И только подумав, начинаешь понимать, какой глубокий урок заложен для нас в этом примере. Конечно, иной раз Луначарский был просто бессилен против стихии, с которой трудно бывало справиться даже самому Ленину. Но главное вовсе не в этом. Главное состоит в том, что Луначарский стал государственным человеком ленинского типа, работавшим для нового государства так же, как Мильтон писал свой «Потерянный рай», если позволено будет напомнить это сравнение, которым Маркс хотел пояснить особый характер государственной деятельности людей Парижской коммуны[1].
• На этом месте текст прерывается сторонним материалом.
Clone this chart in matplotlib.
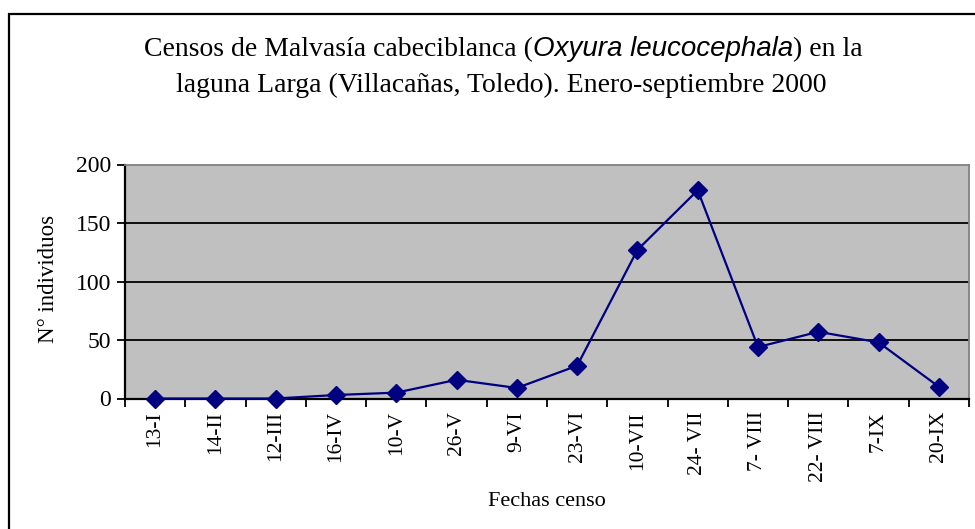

Вот почему Луначарский не хотел укреплять свой авторитет внешними принудительными мерами, удаляя от себя малейшую тень унизительной для настоящего человека больной амбиции. Он спорил со всеми на равных началах, независимо от положения и возраста, терпимо относился к самой обидной критике своих произведений, позволяя даже смеяться над собой, как римский триумфатор, — конечно, не от слабости, но от полноты сил.
А грустно бывало ему; и в самом деле, нужно иметь мужество истинного философа, чтобы вести свою линию, не прибегая без крайней необходимости к административной власти. Все лично знавшие Луначарского помнят его естественный, лишенный, как и у Ленина, всякой показной стороны демократизм. Он был народным комиссаром и народным трибуном одновременно, всегда и везде перед лицом общественного мнения, в которое он верил и которое он, при всех его слабостях, все же предпочитал глухому молчанию.
Ленин и Луначарский… Величины неравные, но близко стоявшие друг к другу. Близко хотя бы потому, что от решения вопросов культуры новой властью зависело очень многое. Должна ли мировая культура погибнуть во мгле? Будет ли сад Академа распахан под картошку, или настанет время, предсказанное Платоном, — расцвет государства, управляемого философами? Римской империей правил однажды Марк Аврелий, но его философия относится больше к частной жизни. А здесь впервые в мировой истории во главе государства стояли философы, взявшие на себя превращение общественного идеала в действительность.
За ними шли громадные массы людей из тех, которым, по выражению Луначарского, пришлось хлебнуть черной воды у самого дна житейского моря. В царской России образование считалось привилегией. Еще в начале нашего века волостной суд не мог высечь мужика, если у виновного был «образовательный ценз». Но большинство крестьян оставалось неграмотным, и, при всей святости законов, такие ограничения для них не существовали. Революция подняла снизу именно тех, кто не имел привилегий образования и привык с недоверием относиться к людям, умеющим читать и писать, ибо от этих людей всегда можно было ожидать всякой обиды. Между тем какая громадная жажда знания таилась в народных массах большой страны и как она проявила себя уже в первые годы революции!
1
См. К. Маркс и Ф. Энгельс, Сочинения, т. 17, стр. 550.